[Entries with chart source code]
- - - -
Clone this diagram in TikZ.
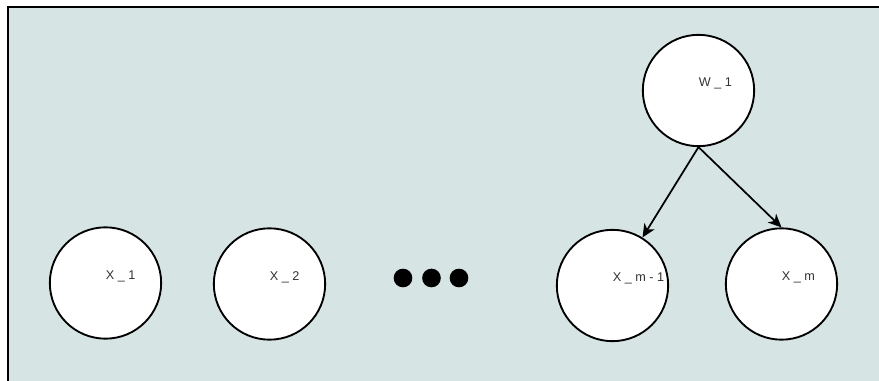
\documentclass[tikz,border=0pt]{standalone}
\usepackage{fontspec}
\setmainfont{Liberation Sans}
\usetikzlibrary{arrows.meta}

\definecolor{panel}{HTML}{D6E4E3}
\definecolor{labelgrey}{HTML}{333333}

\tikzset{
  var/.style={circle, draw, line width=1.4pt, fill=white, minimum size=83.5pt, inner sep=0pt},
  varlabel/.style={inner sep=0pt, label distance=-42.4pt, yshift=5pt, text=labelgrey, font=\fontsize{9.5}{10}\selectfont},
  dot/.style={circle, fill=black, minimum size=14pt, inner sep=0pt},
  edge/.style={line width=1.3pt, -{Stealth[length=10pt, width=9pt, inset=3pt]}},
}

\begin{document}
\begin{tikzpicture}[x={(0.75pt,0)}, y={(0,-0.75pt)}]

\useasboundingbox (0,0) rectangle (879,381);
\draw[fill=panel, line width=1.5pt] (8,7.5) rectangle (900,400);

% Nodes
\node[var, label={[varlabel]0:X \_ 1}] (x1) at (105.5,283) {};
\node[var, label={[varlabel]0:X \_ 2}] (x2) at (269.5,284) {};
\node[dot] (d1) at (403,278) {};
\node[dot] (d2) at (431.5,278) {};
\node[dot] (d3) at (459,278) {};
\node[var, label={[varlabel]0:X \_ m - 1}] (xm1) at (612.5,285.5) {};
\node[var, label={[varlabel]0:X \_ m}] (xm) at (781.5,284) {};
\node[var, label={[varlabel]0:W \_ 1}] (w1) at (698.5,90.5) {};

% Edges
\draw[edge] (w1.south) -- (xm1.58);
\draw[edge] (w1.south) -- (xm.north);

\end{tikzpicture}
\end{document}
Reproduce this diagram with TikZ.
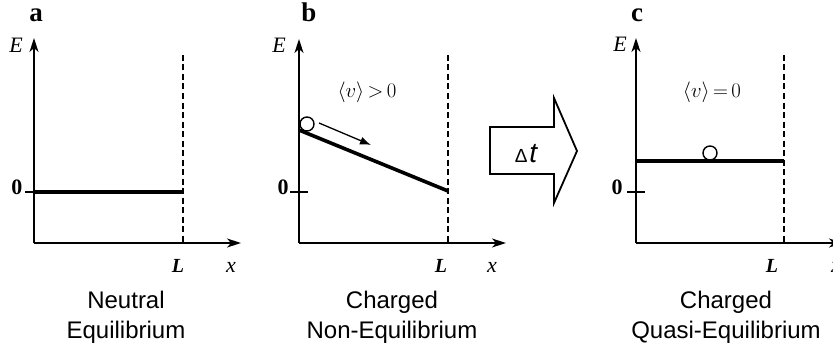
- - - -
Task directions: Your task is to return the entries above exactly, with no pictures.

Task result:
Clone this diagram in TikZ.
\documentclass[tikz,border=0pt]{standalone}
\usepackage{fontspec}
\setmainfont{Liberation Sans}
\usetikzlibrary{arrows.meta}

\definecolor{panel}{HTML}{D6E4E3}
\definecolor{labelgrey}{HTML}{333333}

\tikzset{
  var/.style={circle, draw, line width=1.4pt, fill=white, minimum size=83.5pt, inner sep=0pt},
  varlabel/.style={inner sep=0pt, label distance=-42.4pt, yshift=5pt, text=labelgrey, font=\fontsize{9.5}{10}\selectfont},
  dot/.style={circle, fill=black, minimum size=14pt, inner sep=0pt},
  edge/.style={line width=1.3pt, -{Stealth[length=10pt, width=9pt, inset=3pt]}},
}

\begin{document}
\begin{tikzpicture}[x={(0.75pt,0)}, y={(0,-0.75pt)}]

\useasboundingbox (0,0) rectangle (879,381);
\draw[fill=panel, line width=1.5pt] (8,7.5) rectangle (900,400);

% Nodes
\node[var, label={[varlabel]0:X \_ 1}] (x1) at (105.5,283) {};
\node[var, label={[varlabel]0:X \_ 2}] (x2) at (269.5,284) {};
\node[dot] (d1) at (403,278) {};
\node[dot] (d2) at (431.5,278) {};
\node[dot] (d3) at (459,278) {};
\node[var, label={[varlabel]0:X \_ m - 1}] (xm1) at (612.5,285.5) {};
\node[var, label={[varlabel]0:X \_ m}] (xm) at (781.5,284) {};
\node[var, label={[varlabel]0:W \_ 1}] (w1) at (698.5,90.5) {};

% Edges
\draw[edge] (w1.south) -- (xm1.58);
\draw[edge] (w1.south) -- (xm.north);

\end{tikzpicture}
\end{document}
Reproduce this diagram with TikZ.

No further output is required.